Color Does Not Exist—Part 3
August 1, 2010Comments
Detecting a target whose color may vary could impact optical or vision-system sensors and cameras. But what is color? When a strip of steel oxidizes and turns reddish brown or a copper-strip greenish, what is this color change? To answer this properly we need to understand something that I have been teaching for decades.
Isaac Newton was the first to discover that sunlight is made up of many colors even though the sunlight itself may appear to have no color of its own. He did this by passing the sunlight through a prism. Perhaps as a child you too may have experimented with a prism and discovered a rainbow of colors as it processed the sunlight. Further experimentation and much mathematics were performed by numerous physicists, including Albert Einstein, ultimately defining color in an unexpected and seemingly counterintuitive .

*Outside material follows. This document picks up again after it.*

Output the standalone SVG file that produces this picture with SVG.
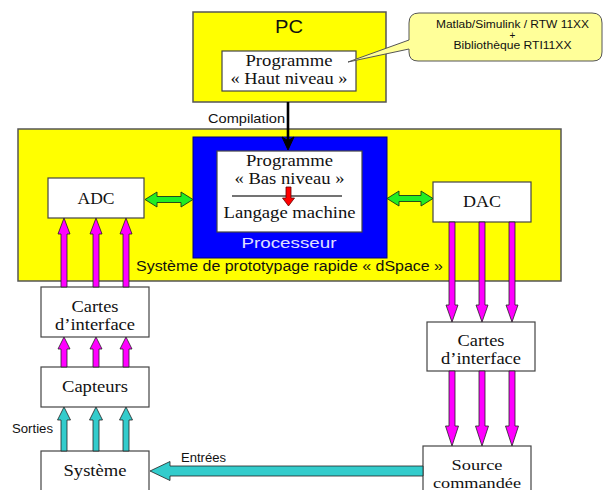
<svg xmlns="http://www.w3.org/2000/svg" width="604" height="490" viewBox="0 0 604 490">
<style>
.box{fill:#fff;stroke:#444;stroke-width:1.2}
.yel{fill:#ffff00;stroke:#555;stroke-width:1.5}
.serif{font-family:"Liberation Serif","Times New Roman",serif;font-size:17px;fill:#111;text-anchor:middle}
.sans{font-family:"Liberation Sans",Arial,sans-serif;fill:#111}
.mag{fill:#ff00ff;stroke:#222;stroke-width:0.8}
.teal{fill:#33cccc;stroke:#222;stroke-width:0.8}
.grn{fill:#22ee22;stroke:#1a3a1a;stroke-width:0.9}
</style>
<rect width="604" height="490" fill="#fff"/>
<g id="dspace">
<rect class="yel" x="18" y="129" width="543" height="152"/>
<text class="sans" x="289.5" y="271" font-size="14" text-anchor="middle" textLength="307" lengthAdjust="spacingAndGlyphs">Système de prototypage rapide « dSpace »</text>
</g>
<g id="pc">
<rect class="yel" x="193" y="12" width="193" height="90"/>
<text class="sans" x="289" y="33" font-size="18" text-anchor="middle" textLength="28" lengthAdjust="spacingAndGlyphs">PC</text>
</g>
<g id="haut-niveau">
<rect class="box" x="222" y="51" width="134" height="40"/>
<text class="serif" x="289" y="65.5" textLength="87" lengthAdjust="spacingAndGlyphs">Programme</text>
<text class="serif" x="289" y="83.5" textLength="117" lengthAdjust="spacingAndGlyphs">« Haut niveau »</text>
</g>
<g id="callout">
<path d="M419,13 H592 Q602,13 602,23 V52 Q602,61 593,61 H418 Q409,61 409,52 V49 L348,62 L409,40 V23 Q409,13 419,13 Z" fill="#ffff99" stroke="#555" stroke-width="1"/>
<g class="sans" font-size="10" text-anchor="middle">
<text x="512.5" y="28" textLength="153" lengthAdjust="spacingAndGlyphs">Matlab/Simulink / RTW 11XX</text>
<text x="512.5" y="38.5">+</text>
<text x="512.5" y="49" textLength="118" lengthAdjust="spacingAndGlyphs">Bibliothèque RTI11XX</text>
</g>
</g>
<g id="processeur">
<rect x="193" y="137" width="194" height="121" fill="#0000ff" stroke="#000080" stroke-width="1"/>
<rect class="box" x="217" y="151" width="145" height="81"/>
<text class="serif" x="289.5" y="165.5" textLength="87" lengthAdjust="spacingAndGlyphs">Programme</text>
<text class="serif" x="289.5" y="183.5" textLength="110" lengthAdjust="spacingAndGlyphs">« Bas niveau »</text>
<line x1="232" y1="196" x2="342" y2="196" stroke="#444" stroke-width="1.5"/>
<path d="M286,187 L286,198 L282.5,198 L288.5,206 L294.5,198 L291,198 L291,187 Z" fill="#ff0000" stroke="#600" stroke-width="0.8"/>
<text class="serif" x="289.5" y="218" textLength="132" lengthAdjust="spacingAndGlyphs">Langage machine</text>
<text class="sans" x="289" y="248" font-size="15" style="fill:#e0e0ff" text-anchor="middle" textLength="95" lengthAdjust="spacingAndGlyphs">Processeur</text>
</g>
<g id="adc">
<rect class="box" x="48" y="178" width="96" height="40"/>
<text class="serif" x="96" y="203.5" textLength="37" lengthAdjust="spacingAndGlyphs">ADC</text>
</g>
<g id="dac">
<rect class="box" x="433" y="182" width="98" height="40"/>
<text class="serif" x="482" y="207" textLength="38" lengthAdjust="spacingAndGlyphs">DAC</text>
</g>
<g id="cartes-gauche">
<rect class="box" x="41" y="287" width="108" height="50"/>
<text class="serif" x="95" y="312" textLength="47" lengthAdjust="spacingAndGlyphs">Cartes</text>
<text class="serif" x="95" y="330" textLength="80" lengthAdjust="spacingAndGlyphs">d’interface</text>
</g>
<g id="capteurs">
<rect class="box" x="41" y="367" width="108" height="40"/>
<text class="serif" x="95" y="392" textLength="66" lengthAdjust="spacingAndGlyphs">Capteurs</text>
</g>
<g id="systeme">
<rect class="box" x="41" y="451" width="108" height="45"/>
<text class="serif" x="95" y="476" textLength="63" lengthAdjust="spacingAndGlyphs">Système</text>
</g>
<g id="cartes-droite">
<rect class="box" x="427" y="322" width="108" height="49"/>
<text class="serif" x="481" y="345.5" textLength="47" lengthAdjust="spacingAndGlyphs">Cartes</text>
<text class="serif" x="481" y="363.5" textLength="80" lengthAdjust="spacingAndGlyphs">d’interface</text>
</g>
<g id="source">
<rect class="box" x="423" y="446" width="108" height="50"/>
<text class="serif" x="477" y="470" style="font-size:15.5px" textLength="51" lengthAdjust="spacingAndGlyphs">Source</text>
<text class="serif" x="477" y="488" style="font-size:15.5px" textLength="88" lengthAdjust="spacingAndGlyphs">commandée</text>
</g>
<g id="connectors">
<line x1="288" y1="102" x2="288" y2="142" stroke="#000" stroke-width="2.6"/>
<path d="M282,137 L288,150 L294,137 L288,140.5 Z" fill="#000" stroke="#000" stroke-width="1"/>
<text class="sans" x="208" y="123" font-size="13" textLength="77" lengthAdjust="spacingAndGlyphs">Compilation</text>
<path class="grn" d="M145,199.5 L157,192 L157,196.5 L181,196.5 L181,192 L193,199.5 L181,207 L181,202.5 L157,202.5 L157,207 Z"/>
<path class="grn" d="M387,198.5 L399,191 L399,195.5 L421,195.5 L421,191 L433,198.5 L421,206 L421,201.5 L399,201.5 L399,206 Z"/>
<path class="mag" d="M61,287 L61,234 L58,234 L64,218 L70,234 L67,234 L67,287 Z"/>
<path class="mag" d="M93,287 L93,234 L90,234 L96,218 L102,234 L99,234 L99,287 Z"/>
<path class="mag" d="M123,287 L123,234 L120,234 L126,218 L132,234 L129,234 L129,287 Z"/>
<path class="mag" d="M61,367 L61,349 L58,349 L64,337 L70,349 L67,349 L67,367 Z"/>
<path class="mag" d="M93,367 L93,349 L90,349 L96,337 L102,349 L99,349 L99,367 Z"/>
<path class="mag" d="M123,367 L123,349 L120,349 L126,337 L132,349 L129,349 L129,367 Z"/>
<path class="teal" d="M61,451 L61,420 L57.5,420 L64,407 L70.5,420 L67,420 L67,451 Z"/>
<path class="teal" d="M93,451 L93,420 L89.5,420 L96,407 L102.5,420 L99,420 L99,451 Z"/>
<path class="teal" d="M123,451 L123,420 L119.5,420 L126,407 L132.5,420 L129,420 L129,451 Z"/>
<text class="sans" x="12" y="433" font-size="12" textLength="41" lengthAdjust="spacingAndGlyphs">Sorties</text>
<path class="mag" d="M449,222 L449,305 L446,305 L452,322 L458,305 L455,305 L455,222 Z"/>
<path class="mag" d="M479,222 L479,305 L476,305 L482,322 L488,305 L485,305 L485,222 Z"/>
<path class="mag" d="M509,222 L509,305 L506,305 L512,322 L518,305 L515,305 L515,222 Z"/>
<path class="mag" d="M449,371 L449,426 L445.5,426 L452,446 L458.5,426 L455,426 L455,371 Z"/>
<path class="mag" d="M479,371 L479,426 L475.5,426 L482,446 L488.5,426 L485,426 L485,371 Z"/>
<path class="mag" d="M509,371 L509,426 L505.5,426 L512,446 L518.5,426 L515,426 L515,371 Z"/>
<path class="teal" d="M150,471 L170,461.5 L170,466 L423,466 L423,476 L170,476 L170,480.5 Z"/>
<text class="sans" x="181" y="462" font-size="12" textLength="45" lengthAdjust="spacingAndGlyphs">Entrées</text>
</g>
</svg>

When you turn on a fluorescent light, the light coming out of the fluorescent tubes seems to be white and yet the room is full of colors. Let’s perform a mental experiment to make sense of this. Imagine that the room has some clothes scattered on the furniture. There is a red sweater, a blue pair of jeans and a yellow scarf. Our innate common sense informs us that the colors of the clothes are red, blue and yellow. But this is far from being so. As Einstein explained in his famous photoelectric paper (the one for which he received his one and only Nobel Prize), light from a fluorescent fixture, the Sun, a flashlight, etc., is made up of small particles (later named photons). The photons themselves have no color as they exit the light source. Rather, they vibrate at their own frequencies, with some photons vibrating relatively slowly and others much faster. This set of different vibrations is called the visible light spectrum.